Dortmund. Der 15. Juni 1989 war ein Feiertag für Dortmunds Hoeschianer: Michail Gorbatschow kam nach Dortmund – dank einer rotzfrechen Betriebsrats-Idee.
Vor über 30 Jahren kam hoher Besuch zu Hoesch auf die Westfalenhütte nach Dortmund: Der damalige sowjetische Staatspräsident Michail Gorbatschow sprach vor versammelter Belegschaft in der Conti-Glühe. Am 30. August 2022 starb Gorbatschow im Alter von 91 Jahren in Moskau.
Dass "Gorbi" am 15. Juni 1989 überhaupt nach Dortmund kam, ist einer rotzfrechen Initiative des selbstbewussten Hoesch-Betriebsrats zu verdanken: Sie lockten den umjubelten Staatschef in die Polit-Provinz.
Hoesch-Betriebsrat: "Wir haben ihn rotzfrech eingeladen"
Das lief so: 1988 war Kanzler Helmut Kohl auf Staatsbesuch in Moskau – durch Zufall zeitgleich mit dem Hoesch-Betriebsrat. Die Dortmunder Personalvertretung stand schon länger in freundschaftlichem Kontakt zu Kollegen verschiedener Stahlkombinate in der UdSSR. In Moskau hörte Betriebsrats-Chef Werner Nass, dass Gorbatschow zum Gegenbesuch nach Deutschland kommen sollte. "Wir haben ihn rotzfrech eingeladen", sagte er damals in einem Gespräch mit unserer Zeitung. Gorbatschows Zusage kam prompt.
Aber Nass' spontane (und erfolgreiche) Eigeninitiative stieß nicht nur auf Gegenliebe: Was erdreistet sich ein einzelner Betriebsrat, einen so hohen Herren auf eigene Faust nach Deutschland einzuladen? Die Gewerkschaft IG Metall versuchte, Nass zurückzupfeifen. Es hagelte Schelte.

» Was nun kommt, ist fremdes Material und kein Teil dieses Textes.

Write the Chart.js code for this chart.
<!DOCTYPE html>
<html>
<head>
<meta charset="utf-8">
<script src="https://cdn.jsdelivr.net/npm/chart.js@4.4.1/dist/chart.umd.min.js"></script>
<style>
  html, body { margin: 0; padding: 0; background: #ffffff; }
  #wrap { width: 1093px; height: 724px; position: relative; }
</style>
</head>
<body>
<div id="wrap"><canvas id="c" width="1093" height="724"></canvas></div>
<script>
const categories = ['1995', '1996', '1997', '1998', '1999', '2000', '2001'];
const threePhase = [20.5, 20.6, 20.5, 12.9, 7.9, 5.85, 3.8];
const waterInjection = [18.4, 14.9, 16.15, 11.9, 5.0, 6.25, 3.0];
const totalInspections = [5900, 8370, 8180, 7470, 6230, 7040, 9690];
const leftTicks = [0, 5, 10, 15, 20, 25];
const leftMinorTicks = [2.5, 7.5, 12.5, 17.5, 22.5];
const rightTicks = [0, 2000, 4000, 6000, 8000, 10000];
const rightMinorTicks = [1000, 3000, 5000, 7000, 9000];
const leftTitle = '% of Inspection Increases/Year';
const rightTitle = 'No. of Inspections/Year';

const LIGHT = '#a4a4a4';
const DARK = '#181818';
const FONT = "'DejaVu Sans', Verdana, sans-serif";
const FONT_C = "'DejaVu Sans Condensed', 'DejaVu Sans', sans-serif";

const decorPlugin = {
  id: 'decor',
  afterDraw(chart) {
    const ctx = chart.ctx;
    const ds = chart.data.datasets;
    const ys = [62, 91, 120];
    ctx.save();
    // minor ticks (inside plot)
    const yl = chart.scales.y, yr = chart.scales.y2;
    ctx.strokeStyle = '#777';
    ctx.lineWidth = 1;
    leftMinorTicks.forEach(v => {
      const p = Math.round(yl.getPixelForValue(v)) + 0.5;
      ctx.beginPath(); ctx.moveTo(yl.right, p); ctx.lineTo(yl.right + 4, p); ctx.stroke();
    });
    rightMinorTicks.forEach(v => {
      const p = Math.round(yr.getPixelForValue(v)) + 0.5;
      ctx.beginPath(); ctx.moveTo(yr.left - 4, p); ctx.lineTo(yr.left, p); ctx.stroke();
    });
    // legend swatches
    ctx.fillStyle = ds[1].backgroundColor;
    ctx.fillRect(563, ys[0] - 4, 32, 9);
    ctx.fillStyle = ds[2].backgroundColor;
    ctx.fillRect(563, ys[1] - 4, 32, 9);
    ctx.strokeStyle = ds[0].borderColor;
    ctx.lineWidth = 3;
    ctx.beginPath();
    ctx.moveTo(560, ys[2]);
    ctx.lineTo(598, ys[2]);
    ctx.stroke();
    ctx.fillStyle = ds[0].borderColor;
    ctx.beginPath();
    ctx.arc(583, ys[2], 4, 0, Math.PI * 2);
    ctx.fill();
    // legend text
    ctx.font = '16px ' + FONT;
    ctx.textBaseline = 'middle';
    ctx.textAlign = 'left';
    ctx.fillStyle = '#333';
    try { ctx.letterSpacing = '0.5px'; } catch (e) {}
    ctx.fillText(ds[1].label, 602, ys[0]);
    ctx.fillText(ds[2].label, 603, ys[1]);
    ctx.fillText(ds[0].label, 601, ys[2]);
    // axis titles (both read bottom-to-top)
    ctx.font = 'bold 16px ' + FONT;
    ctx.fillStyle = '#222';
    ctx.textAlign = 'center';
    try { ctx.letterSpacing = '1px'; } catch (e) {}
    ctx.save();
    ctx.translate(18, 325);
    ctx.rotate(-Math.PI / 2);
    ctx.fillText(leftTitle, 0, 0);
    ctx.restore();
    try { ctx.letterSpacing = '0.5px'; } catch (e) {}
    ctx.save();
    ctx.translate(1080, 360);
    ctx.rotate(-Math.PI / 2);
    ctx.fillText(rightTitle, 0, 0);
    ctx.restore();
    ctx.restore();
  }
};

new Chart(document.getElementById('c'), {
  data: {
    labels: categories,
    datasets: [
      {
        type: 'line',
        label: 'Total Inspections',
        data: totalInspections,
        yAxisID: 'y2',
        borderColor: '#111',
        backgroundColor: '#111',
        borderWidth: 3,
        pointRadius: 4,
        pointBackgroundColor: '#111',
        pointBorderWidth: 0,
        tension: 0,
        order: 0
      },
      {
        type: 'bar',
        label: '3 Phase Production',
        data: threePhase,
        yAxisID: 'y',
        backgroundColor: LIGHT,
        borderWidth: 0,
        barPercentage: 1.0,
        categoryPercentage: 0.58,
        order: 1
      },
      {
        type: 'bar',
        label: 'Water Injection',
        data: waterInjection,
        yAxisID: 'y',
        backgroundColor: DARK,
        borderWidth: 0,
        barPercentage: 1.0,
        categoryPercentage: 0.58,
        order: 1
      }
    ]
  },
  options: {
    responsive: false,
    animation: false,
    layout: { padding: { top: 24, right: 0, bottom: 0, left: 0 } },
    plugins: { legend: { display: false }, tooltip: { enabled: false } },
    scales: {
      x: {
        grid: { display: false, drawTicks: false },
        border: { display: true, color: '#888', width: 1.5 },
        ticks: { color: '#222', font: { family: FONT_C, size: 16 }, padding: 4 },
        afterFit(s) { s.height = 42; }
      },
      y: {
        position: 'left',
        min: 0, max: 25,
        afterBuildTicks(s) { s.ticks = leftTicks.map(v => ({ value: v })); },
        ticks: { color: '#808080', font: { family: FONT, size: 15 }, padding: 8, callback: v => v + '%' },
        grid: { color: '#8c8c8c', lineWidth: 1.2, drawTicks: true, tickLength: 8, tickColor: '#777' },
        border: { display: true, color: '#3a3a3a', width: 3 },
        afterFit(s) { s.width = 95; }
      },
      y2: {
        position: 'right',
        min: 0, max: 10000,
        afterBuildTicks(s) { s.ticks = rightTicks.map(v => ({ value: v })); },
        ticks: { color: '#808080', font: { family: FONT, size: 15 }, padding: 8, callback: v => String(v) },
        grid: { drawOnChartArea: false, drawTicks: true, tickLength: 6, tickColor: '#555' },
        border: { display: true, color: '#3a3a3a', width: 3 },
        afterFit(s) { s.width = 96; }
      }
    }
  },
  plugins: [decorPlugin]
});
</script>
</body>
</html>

Aber der Dortmunder Personalvertreter ließ sich nicht beirren. „Warum sollte mich das kümmern", meinte Werner Nass damals, „nur weil wir drei Schritte nach vorn gegangen sind?"
Als Michail Gorbatschow am Ende seiner dreitägigen Deutschland-Reise mit Gattin Raissa nach Dortmund kam, klebten über 8000 Hoeschianer an seinen Lippen. Und der Staatsmann traf den richtigen Ton. Es fielen Sätze wie "Sie als Hüttenwerker wissen, wie schwer es ist, Stahl zu produzieren, welchen Schweißes das bedarf" oder „Letzten Endes ist der Grundstein jeder Gesellschaft der arbeitende Mensch“. Das kam gut an – vor allem nach der harten Zeit der Sanierung unter Vorstandschef Detlev Rohwedder.
Vor 8000 Hoeschianern: Gorbatschow traf den richtigen Ton
Aber der damalige IGM-Chef boykottierte das Event in Dortmund trotzig. Betriebsrat Werner Nass störte das kaum: Stattdessen sprach er selbst (natürlich erst nach Gorbatschow) vor der Hoesch-Belegschaft im Stahlwerk. Dabei schlug er den russischen Reformer auch für den Friedensnobelpreis vor – den er ein Jahr später tatsächlich bekam.
Noch heute erinnert eine Gedenktafel auf der Westfalenhütte an den großen Besuch in Dortmund. 1991 kam es zur feindlichen Übernahme von Hoesch durch Krupp. Die Flüssigphase (Herstellung von Rohstahleisen und Stahl) wurde 2001 geschlossen. Heute arbeiten im verbliebenen Walzwerk von ThyssenKrupp auf der Westfalenhütte noch über 1000 Menschen.